- Task goal: Write out the data again exactly, skipping every picture.

- Collected data:

** START **

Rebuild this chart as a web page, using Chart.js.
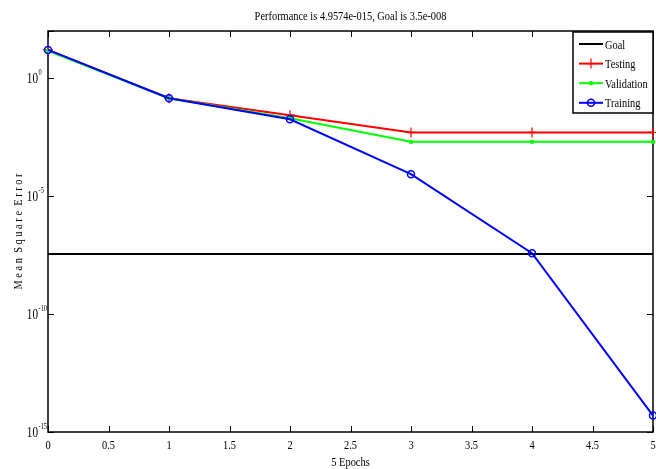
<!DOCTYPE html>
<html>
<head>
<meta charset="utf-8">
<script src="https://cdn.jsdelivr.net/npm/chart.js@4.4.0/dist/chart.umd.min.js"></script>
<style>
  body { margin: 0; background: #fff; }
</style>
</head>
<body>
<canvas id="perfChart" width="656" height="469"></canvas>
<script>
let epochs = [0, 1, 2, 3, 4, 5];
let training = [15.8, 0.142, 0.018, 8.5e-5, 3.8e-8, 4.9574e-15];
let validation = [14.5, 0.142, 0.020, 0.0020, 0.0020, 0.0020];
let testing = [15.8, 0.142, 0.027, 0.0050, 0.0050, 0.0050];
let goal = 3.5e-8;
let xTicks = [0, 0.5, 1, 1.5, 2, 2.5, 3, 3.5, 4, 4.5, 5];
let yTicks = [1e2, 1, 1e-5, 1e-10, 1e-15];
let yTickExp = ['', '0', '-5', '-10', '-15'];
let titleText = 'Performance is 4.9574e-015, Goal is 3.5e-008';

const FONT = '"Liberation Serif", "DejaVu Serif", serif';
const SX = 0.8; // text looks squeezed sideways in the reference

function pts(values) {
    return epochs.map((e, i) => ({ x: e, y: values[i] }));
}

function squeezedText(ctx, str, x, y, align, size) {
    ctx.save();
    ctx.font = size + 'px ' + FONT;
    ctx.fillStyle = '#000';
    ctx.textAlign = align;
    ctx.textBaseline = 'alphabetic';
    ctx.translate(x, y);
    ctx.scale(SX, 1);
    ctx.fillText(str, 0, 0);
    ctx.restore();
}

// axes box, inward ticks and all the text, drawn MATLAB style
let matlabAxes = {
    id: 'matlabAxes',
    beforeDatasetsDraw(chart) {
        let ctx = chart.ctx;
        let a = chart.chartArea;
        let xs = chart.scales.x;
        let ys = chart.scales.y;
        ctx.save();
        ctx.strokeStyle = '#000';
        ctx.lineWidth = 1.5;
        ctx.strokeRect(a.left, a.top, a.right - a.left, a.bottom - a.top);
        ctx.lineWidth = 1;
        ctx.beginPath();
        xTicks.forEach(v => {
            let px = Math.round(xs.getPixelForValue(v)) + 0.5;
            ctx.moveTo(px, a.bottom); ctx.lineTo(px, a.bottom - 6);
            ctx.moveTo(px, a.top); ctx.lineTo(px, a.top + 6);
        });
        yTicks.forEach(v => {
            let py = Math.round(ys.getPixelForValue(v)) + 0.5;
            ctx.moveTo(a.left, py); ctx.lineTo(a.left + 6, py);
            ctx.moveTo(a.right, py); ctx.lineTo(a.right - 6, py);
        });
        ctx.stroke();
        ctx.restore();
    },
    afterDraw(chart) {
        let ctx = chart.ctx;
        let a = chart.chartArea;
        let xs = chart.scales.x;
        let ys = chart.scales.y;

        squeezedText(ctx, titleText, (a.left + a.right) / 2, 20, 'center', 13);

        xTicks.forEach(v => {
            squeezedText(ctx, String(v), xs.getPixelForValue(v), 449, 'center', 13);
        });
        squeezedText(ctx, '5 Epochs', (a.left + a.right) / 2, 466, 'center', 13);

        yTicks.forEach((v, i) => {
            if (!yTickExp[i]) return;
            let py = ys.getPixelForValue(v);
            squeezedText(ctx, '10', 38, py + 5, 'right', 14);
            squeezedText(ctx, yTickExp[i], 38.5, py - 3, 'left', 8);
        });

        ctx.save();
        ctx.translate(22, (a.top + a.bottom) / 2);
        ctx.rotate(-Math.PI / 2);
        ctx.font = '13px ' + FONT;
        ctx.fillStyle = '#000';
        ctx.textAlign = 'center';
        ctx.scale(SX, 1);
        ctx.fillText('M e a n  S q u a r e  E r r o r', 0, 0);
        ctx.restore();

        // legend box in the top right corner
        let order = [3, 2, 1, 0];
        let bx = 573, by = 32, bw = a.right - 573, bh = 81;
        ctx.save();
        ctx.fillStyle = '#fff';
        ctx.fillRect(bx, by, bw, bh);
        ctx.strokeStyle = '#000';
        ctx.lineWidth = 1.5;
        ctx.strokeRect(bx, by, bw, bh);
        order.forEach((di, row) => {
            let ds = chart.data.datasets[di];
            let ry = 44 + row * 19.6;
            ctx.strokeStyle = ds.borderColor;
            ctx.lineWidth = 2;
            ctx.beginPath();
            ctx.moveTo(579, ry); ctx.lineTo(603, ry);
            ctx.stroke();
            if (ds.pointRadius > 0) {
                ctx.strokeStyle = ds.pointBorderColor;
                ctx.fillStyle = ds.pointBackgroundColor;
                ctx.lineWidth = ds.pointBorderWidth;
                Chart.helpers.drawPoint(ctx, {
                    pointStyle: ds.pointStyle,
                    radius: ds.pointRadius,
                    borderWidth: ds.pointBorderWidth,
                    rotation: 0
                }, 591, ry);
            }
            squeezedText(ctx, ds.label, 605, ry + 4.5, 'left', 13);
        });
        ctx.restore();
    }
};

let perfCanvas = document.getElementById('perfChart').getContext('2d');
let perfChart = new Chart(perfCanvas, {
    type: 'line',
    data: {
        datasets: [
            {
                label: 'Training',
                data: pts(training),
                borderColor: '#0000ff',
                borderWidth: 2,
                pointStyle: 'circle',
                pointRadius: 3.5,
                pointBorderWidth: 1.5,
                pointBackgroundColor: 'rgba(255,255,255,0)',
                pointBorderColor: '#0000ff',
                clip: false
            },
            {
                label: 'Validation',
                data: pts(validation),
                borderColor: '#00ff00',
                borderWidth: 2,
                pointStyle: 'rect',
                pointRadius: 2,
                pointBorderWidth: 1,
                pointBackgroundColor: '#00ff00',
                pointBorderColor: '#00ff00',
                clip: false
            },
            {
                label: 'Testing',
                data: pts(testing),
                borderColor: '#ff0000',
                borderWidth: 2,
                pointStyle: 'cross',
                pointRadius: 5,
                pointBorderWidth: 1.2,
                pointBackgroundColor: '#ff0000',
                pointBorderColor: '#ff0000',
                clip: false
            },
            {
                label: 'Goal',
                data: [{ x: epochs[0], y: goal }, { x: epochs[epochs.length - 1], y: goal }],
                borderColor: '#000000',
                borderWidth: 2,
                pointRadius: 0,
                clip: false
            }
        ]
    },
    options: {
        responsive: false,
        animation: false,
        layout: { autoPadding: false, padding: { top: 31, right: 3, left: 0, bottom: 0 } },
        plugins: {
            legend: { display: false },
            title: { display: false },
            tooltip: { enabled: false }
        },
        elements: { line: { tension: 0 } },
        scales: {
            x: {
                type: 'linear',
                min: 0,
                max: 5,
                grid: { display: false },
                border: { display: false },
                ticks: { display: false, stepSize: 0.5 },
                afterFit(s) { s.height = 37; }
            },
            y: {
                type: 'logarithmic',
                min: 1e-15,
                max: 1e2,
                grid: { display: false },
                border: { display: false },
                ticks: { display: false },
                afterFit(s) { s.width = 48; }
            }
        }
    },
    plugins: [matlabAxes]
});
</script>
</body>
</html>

** END **

- Response to the task:
Rebuild this chart as a web page, using Chart.js.
<!DOCTYPE html>
<html>
<head>
<meta charset="utf-8">
<script src="https://cdn.jsdelivr.net/npm/chart.js@4.4.0/dist/chart.umd.min.js"></script>
<style>
  body { margin: 0; background: #fff; }
</style>
</head>
<body>
<canvas id="perfChart" width="656" height="469"></canvas>
<script>
let epochs = [0, 1, 2, 3, 4, 5];
let training = [15.8, 0.142, 0.018, 8.5e-5, 3.8e-8, 4.9574e-15];
let validation = [14.5, 0.142, 0.020, 0.0020, 0.0020, 0.0020];
let testing = [15.8, 0.142, 0.027, 0.0050, 0.0050, 0.0050];
let goal = 3.5e-8;
let xTicks = [0, 0.5, 1, 1.5, 2, 2.5, 3, 3.5, 4, 4.5, 5];
let yTicks = [1e2, 1, 1e-5, 1e-10, 1e-15];
let yTickExp = ['', '0', '-5', '-10', '-15'];
let titleText = 'Performance is 4.9574e-015, Goal is 3.5e-008';

const FONT = '"Liberation Serif", "DejaVu Serif", serif';
const SX = 0.8; // text looks squeezed sideways in the reference

function pts(values) {
    return epochs.map((e, i) => ({ x: e, y: values[i] }));
}

function squeezedText(ctx, str, x, y, align, size) {
    ctx.save();
    ctx.font = size + 'px ' + FONT;
    ctx.fillStyle = '#000';
    ctx.textAlign = align;
    ctx.textBaseline = 'alphabetic';
    ctx.translate(x, y);
    ctx.scale(SX, 1);
    ctx.fillText(str, 0, 0);
    ctx.restore();
}

// axes box, inward ticks and all the text, drawn MATLAB style
let matlabAxes = {
    id: 'matlabAxes',
    beforeDatasetsDraw(chart) {
        let ctx = chart.ctx;
        let a = chart.chartArea;
        let xs = chart.scales.x;
        let ys = chart.scales.y;
        ctx.save();
        ctx.strokeStyle = '#000';
        ctx.lineWidth = 1.5;
        ctx.strokeRect(a.left, a.top, a.right - a.left, a.bottom - a.top);
        ctx.lineWidth = 1;
        ctx.beginPath();
        xTicks.forEach(v => {
            let px = Math.round(xs.getPixelForValue(v)) + 0.5;
            ctx.moveTo(px, a.bottom); ctx.lineTo(px, a.bottom - 6);
            ctx.moveTo(px, a.top); ctx.lineTo(px, a.top + 6);
        });
        yTicks.forEach(v => {
            let py = Math.round(ys.getPixelForValue(v)) + 0.5;
            ctx.moveTo(a.left, py); ctx.lineTo(a.left + 6, py);
            ctx.moveTo(a.right, py); ctx.lineTo(a.right - 6, py);
        });
        ctx.stroke();
        ctx.restore();
    },
    afterDraw(chart) {
        let ctx = chart.ctx;
        let a = chart.chartArea;
        let xs = chart.scales.x;
        let ys = chart.scales.y;

        squeezedText(ctx, titleText, (a.left + a.right) / 2, 20, 'center', 13);

        xTicks.forEach(v => {
            squeezedText(ctx, String(v), xs.getPixelForValue(v), 449, 'center', 13);
        });
        squeezedText(ctx, '5 Epochs', (a.left + a.right) / 2, 466, 'center', 13);

        yTicks.forEach((v, i) => {
            if (!yTickExp[i]) return;
            let py = ys.getPixelForValue(v);
            squeezedText(ctx, '10', 38, py + 5, 'right', 14);
            squeezedText(ctx, yTickExp[i], 38.5, py - 3, 'left', 8);
        });

        ctx.save();
        ctx.translate(22, (a.top + a.bottom) / 2);
        ctx.rotate(-Math.PI / 2);
        ctx.font = '13px ' + FONT;
        ctx.fillStyle = '#000';
        ctx.textAlign = 'center';
        ctx.scale(SX, 1);
        ctx.fillText('M e a n  S q u a r e  E r r o r', 0, 0);
        ctx.restore();

        // legend box in the top right corner
        let order = [3, 2, 1, 0];
        let bx = 573, by = 32, bw = a.right - 573, bh = 81;
        ctx.save();
        ctx.fillStyle = '#fff';
        ctx.fillRect(bx, by, bw, bh);
        ctx.strokeStyle = '#000';
        ctx.lineWidth = 1.5;
        ctx.strokeRect(bx, by, bw, bh);
        order.forEach((di, row) => {
            let ds = chart.data.datasets[di];
            let ry = 44 + row * 19.6;
            ctx.strokeStyle = ds.borderColor;
            ctx.lineWidth = 2;
            ctx.beginPath();
            ctx.moveTo(579, ry); ctx.lineTo(603, ry);
            ctx.stroke();
            if (ds.pointRadius > 0) {
                ctx.strokeStyle = ds.pointBorderColor;
                ctx.fillStyle = ds.pointBackgroundColor;
                ctx.lineWidth = ds.pointBorderWidth;
                Chart.helpers.drawPoint(ctx, {
                    pointStyle: ds.pointStyle,
                    radius: ds.pointRadius,
                    borderWidth: ds.pointBorderWidth,
                    rotation: 0
                }, 591, ry);
            }
            squeezedText(ctx, ds.label, 605, ry + 4.5, 'left', 13);
        });
        ctx.restore();
    }
};

let perfCanvas = document.getElementById('perfChart').getContext('2d');
let perfChart = new Chart(perfCanvas, {
    type: 'line',
    data: {
        datasets: [
            {
                label: 'Training',
                data: pts(training),
                borderColor: '#0000ff',
                borderWidth: 2,
                pointStyle: 'circle',
                pointRadius: 3.5,
                pointBorderWidth: 1.5,
                pointBackgroundColor: 'rgba(255,255,255,0)',
                pointBorderColor: '#0000ff',
                clip: false
            },
            {
                label: 'Validation',
                data: pts(validation),
                borderColor: '#00ff00',
                borderWidth: 2,
                pointStyle: 'rect',
                pointRadius: 2,
                pointBorderWidth: 1,
                pointBackgroundColor: '#00ff00',
                pointBorderColor: '#00ff00',
                clip: false
            },
            {
                label: 'Testing',
                data: pts(testing),
                borderColor: '#ff0000',
                borderWidth: 2,
                pointStyle: 'cross',
                pointRadius: 5,
                pointBorderWidth: 1.2,
                pointBackgroundColor: '#ff0000',
                pointBorderColor: '#ff0000',
                clip: false
            },
            {
                label: 'Goal',
                data: [{ x: epochs[0], y: goal }, { x: epochs[epochs.length - 1], y: goal }],
                borderColor: '#000000',
                borderWidth: 2,
                pointRadius: 0,
                clip: false
            }
        ]
    },
    options: {
        responsive: false,
        animation: false,
        layout: { autoPadding: false, padding: { top: 31, right: 3, left: 0, bottom: 0 } },
        plugins: {
            legend: { display: false },
            title: { display: false },
            tooltip: { enabled: false }
        },
        elements: { line: { tension: 0 } },
        scales: {
            x: {
                type: 'linear',
                min: 0,
                max: 5,
                grid: { display: false },
                border: { display: false },
                ticks: { display: false, stepSize: 0.5 },
                afterFit(s) { s.height = 37; }
            },
            y: {
                type: 'logarithmic',
                min: 1e-15,
                max: 1e2,
                grid: { display: false },
                border: { display: false },
                ticks: { display: false },
                afterFit(s) { s.width = 48; }
            }
        }
    },
    plugins: [matlabAxes]
});
</script>
</body>
</html>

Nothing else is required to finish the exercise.